My experience of PC behaviour has shown me that the cooling of board components can be very useful at preventing intermittent failures.

There is mention in the forum archive of people adding a heatsink (and fan) to the MPEG chip in the Tivo with the hope of fixing the white flashes of Mode 0. However, there doesn't appear to be any conclusions posted.

Anyone tried it and can say whether there is an effect ?

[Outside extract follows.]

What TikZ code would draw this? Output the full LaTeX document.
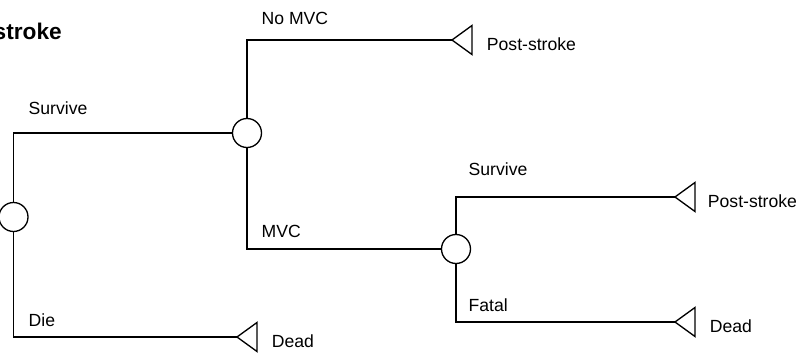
\documentclass[tikz,border=0pt]{standalone}
\usepackage{fontspec}
\setmainfont{Liberation Sans}
\usetikzlibrary{positioning,shapes.geometric}

\tikzset{
  chance/.style={draw, circle, line width=1pt, minimum size=21.75pt, inner sep=0pt, fill=white},
  terminal/.style={draw, isosceles triangle, isosceles triangle stretches,
    shape border rotate=180, minimum width=21.75pt, minimum height=15pt,
    inner sep=0pt, outer sep=0pt, line width=1pt},
  branch/.style={line width=1pt},
  lbl/.style={anchor=base west, inner sep=0pt, font=\fontsize{13.2}{15}\selectfont},
  outcome/.style={inner sep=0pt, yshift=-3pt, font=\fontsize{13.2}{15}\selectfont},
}

\begin{document}
\begin{tikzpicture}[x=0.75pt, y=-0.75pt]
  \useasboundingbox (0,0) rectangle (801,356);

  % Title
  \node[anchor=base east, inner sep=0pt, font=\fontsize{17}{19}\selectfont\bfseries] (title) at (62,40) {stroke};

  % Chance nodes
  \node[chance] (root) at (13.5,217) {};
  \node[chance] (mvc) at (247,133) {};
  \node[chance] (crash) at (456,249) {};

  % Terminal nodes
  \node[terminal, anchor=apex] (t1) at (452,40) {};
  \node[terminal, anchor=apex] (t2) at (237,337) {};
  \node[terminal, anchor=apex] (t3) at (675,197) {};
  \node[terminal, anchor=apex] (t4) at (675,322) {};

  % Branches
  \draw[branch] (root.north) |- node[lbl, xshift=10.9pt, yshift=14pt] (survive1) {Survive} (mvc.west);
  \draw[branch] (root.south) |- node[lbl, xshift=10.9pt, yshift=7.5pt] (die) {Die} (t2.apex);
  \draw[branch] (mvc.north) |- node[lbl, xshift=10.5pt, yshift=11.8pt] (nomvc) {No MVC} (t1.apex);
  \draw[branch] (mvc.south) |- node[lbl, xshift=10.5pt, yshift=8.25pt] (mvclbl) {MVC} (crash.west);
  \draw[branch] (crash.north) |- node[lbl, xshift=9pt, yshift=15.75pt] (survive2) {Survive} (t3.apex);
  \draw[branch] (crash.south) |- node[lbl, xshift=9pt, yshift=7.5pt] (fatal) {Fatal} (t4.apex);

  % Outcomes
  \node[outcome, right=11pt of t1] (o1) {Post-stroke};
  \node[outcome, right=11pt of t2] (o2) {Dead};
  \node[outcome, right=9.5pt of t3] (o3) {Post-stroke};
  \node[outcome, right=11pt of t4] (o4) {Dead};
\end{tikzpicture}
\end{document}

I reckon it has to be worth a try.


----------



## Lysander (Sep 18, 2003)

I applied a Northbridge heatsink to the IBM MPEG decoder but still get white flashes, unfortunately I don't think it made any difference whatsoever.


----------



## mfchilla (Sep 9, 2002)

i was getting white flashes so i adjusted the freeview box to out a 4:3 image in letterbox- this has solved all of this.:up:


----------



## AMc (Mar 22, 2002)

Putting your Freeview box into 4:3 Letterbox means you're only encoding about 2/3rds of the picture then (presumably) zooming it up in the TV to 16:9?
I'm amazed that looks better than regular Best or Mode 0 with the bitrates dropped down a few notches and a 16:9 anamorphic source from the Freeview box!


----------



## TCM2007 (Dec 25, 2006)

Indeed; in order to get higher resolution, you've slashed the resolution. Erm.


----------



## jennykins (Oct 6, 2000)

Just wondering - these white flashes appear at the bottom of the screen and Mode 0 moves the screen up, perhaps these flashes were always there but were hidden off the bottom of the screen?

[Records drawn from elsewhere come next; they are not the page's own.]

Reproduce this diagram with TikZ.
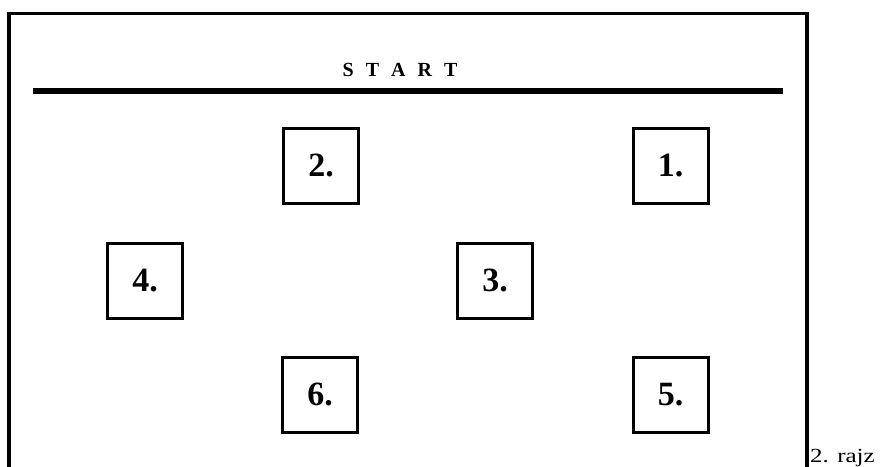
\documentclass[tikz,border=0pt]{standalone}
\usepackage{graphicx}
\usepackage{fontspec}
\setmainfont{Liberation Serif}
\begin{document}
\begin{tikzpicture}[x=1pt,y=-1pt,
  numbox/.style={draw,line width=3pt,minimum size=75pt,inner sep=0pt,
    font=\fontsize{34}{38}\selectfont\bfseries},
  frameline/.style={line width=3.5pt},
  startline/.style={line width=5.5pt}]
\useasboundingbox (0,0) rectangle (882,466);
\coordinate (fbl) at (9,468);
\coordinate (ftl) at (9,13.5);
\coordinate (ftr) at (807,13.5);
\coordinate (fbr) at (807,468);
\draw[frameline,line join=miter] (fbl) -- (ftl) -- (ftr) -- (fbr);
\coordinate (sl) at (33,91);
\coordinate (sr) at (783,91);
\draw[startline] (sl) -- (sr);
\node[font=\fontsize{20}{22}\selectfont\bfseries,anchor=base] (start) at (400,76)
  {S\kern12pt T\kern12pt A\kern12pt R\kern12pt T};
\node[numbox] (b2) at (321,165.5) {2.};
\node[numbox] (b1) at (670.5,166) {1.};
\node[numbox] (b4) at (145,280.5) {4.};
\node[numbox] (b3) at (495,280.5) {3.};
\node[numbox] (b6) at (320,394.5) {6.};
\node[numbox] (b5) at (670.5,394.5) {5.};
\node[font=\fontsize{20}{22}\selectfont,anchor=base west,inner sep=0pt] (cap) at (810,462) {\scalebox{1.25}[1]{2. rajz}};
\end{tikzpicture}
\end{document}
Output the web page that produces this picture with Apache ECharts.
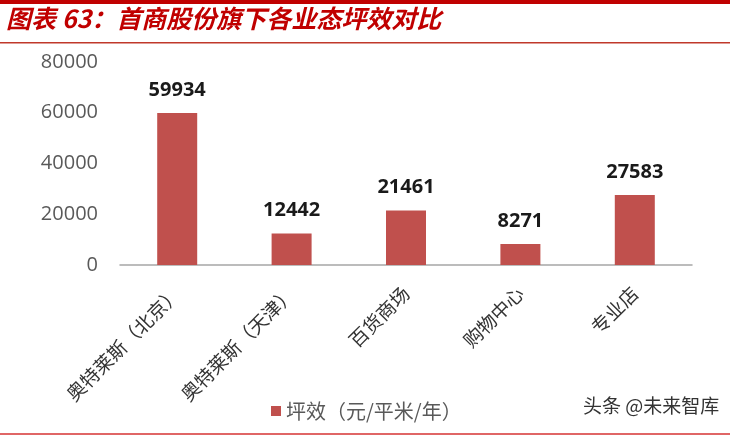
<!DOCTYPE html>
<html><head><meta charset="utf-8">
<script src="https://cdn.jsdelivr.net/npm/echarts@6/dist/echarts.min.js"></script>
<style>html,body{margin:0;padding:0;background:#fff}#c{width:730px;height:436px}</style>
</head><body><div id="c"></div>
<script>
const categories = ['奥特莱斯（北京）', '奥特莱斯（天津）', '百货商场', '购物中心', '专业店'];
const values = [59934, 12442, 21461, 8271, 27583];
const yTicks = [0, 20000, 40000, 60000, 80000];
const seriesName = '坪效（元/平米/年）';
const titleText = '图表 63：首商股份旗下各业态坪效对比';
const watermark = '头条 @未来智库';

const chart = echarts.init(document.getElementById('c'), null, {renderer: 'canvas'});
chart.setOption({
  animation: false,
  backgroundColor: '#fff',
  textStyle: {fontFamily: '"Noto Sans CJK SC", "Open Sans", sans-serif'},
  graphic: [
    {type: 'rect', shape: {x: 0, y: 0, width: 730, height: 4}, style: {fill: '#c00000'}},
    {type: 'rect', shape: {x: 0, y: 42, width: 730, height: 1.5}, style: {fill: '#c0392b'}},
    {type: 'rect', shape: {x: 0, y: 433, width: 730, height: 2}, style: {fill: '#e06666'}},
    {type: 'text', left: 6, top: 6, style: {text: titleText, fill: '#c00000', font: 'italic bold 25px "Noto Sans CJK SC", sans-serif'}},
    {type: 'text', left: 583, top: 396, style: {text: watermark, fill: '#333', font: '19px "Noto Sans CJK SC", sans-serif'}}
  ],
  legend: {
    data: [seriesName], left: 266, top: 396, itemWidth: 10, itemHeight: 10, icon: 'rect', itemGap: 8,
    textStyle: {fontSize: 20, color: '#595959', fontFamily: '"Noto Sans CJK SC", sans-serif'}
  },
  grid: {left: 120, right: 38, top: 62, bottom: 171, containLabel: false},
  xAxis: {
    type: 'category', data: categories,
    axisLine: {lineStyle: {color: '#a6a6a6', width: 1.5}},
    axisTick: {show: false},
    axisLabel: {rotate: 45, interval: 0, fontSize: 19, color: '#333', margin: 25, fontFamily: '"Noto Sans CJK SC", sans-serif'}
  },
  yAxis: {
    type: 'value', min: yTicks[0], max: yTicks[yTicks.length - 1], interval: 20000,
    splitLine: {show: false}, axisLine: {show: false}, axisTick: {show: false},
    axisLabel: {fontSize: 20, color: '#595959', margin: 22, formatter: v => String(v), fontFamily: '"Open Sans", sans-serif'}
  },
  series: [{
    name: seriesName, type: 'bar', data: values, barWidth: 40,
    itemStyle: {color: '#c0504d'},
    label: {show: true, position: 'top', distance: 13, fontSize: 20, fontWeight: 'bold', color: '#1a1a1a', fontFamily: '"Open Sans", sans-serif'}
  }]
});
</script></body></html>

Maybe if we could get the Mode 0 setting not to move the screen up the flashes would be hidden again?


----------



## Tim L (Jan 5, 2002)

jennykins said:


> Just wondering - these white flashes appear at the bottom of the screen and Mode 0 moves the screen up, perhaps these flashes were always there but were hidden off the bottom of the screen?
> 
> Maybe if we could get the Mode 0 setting not to move the screen up the flashes would be hidden again?


Just from what mfchilla posted above, I'd guess that isn't the case.


----------



## Lysander (Sep 18, 2003)

The code to move the image in Mode 0 doesn't picture shift much upwards, it was more to do with removing a green bar to the right of the screen image when using Mode 0.


----------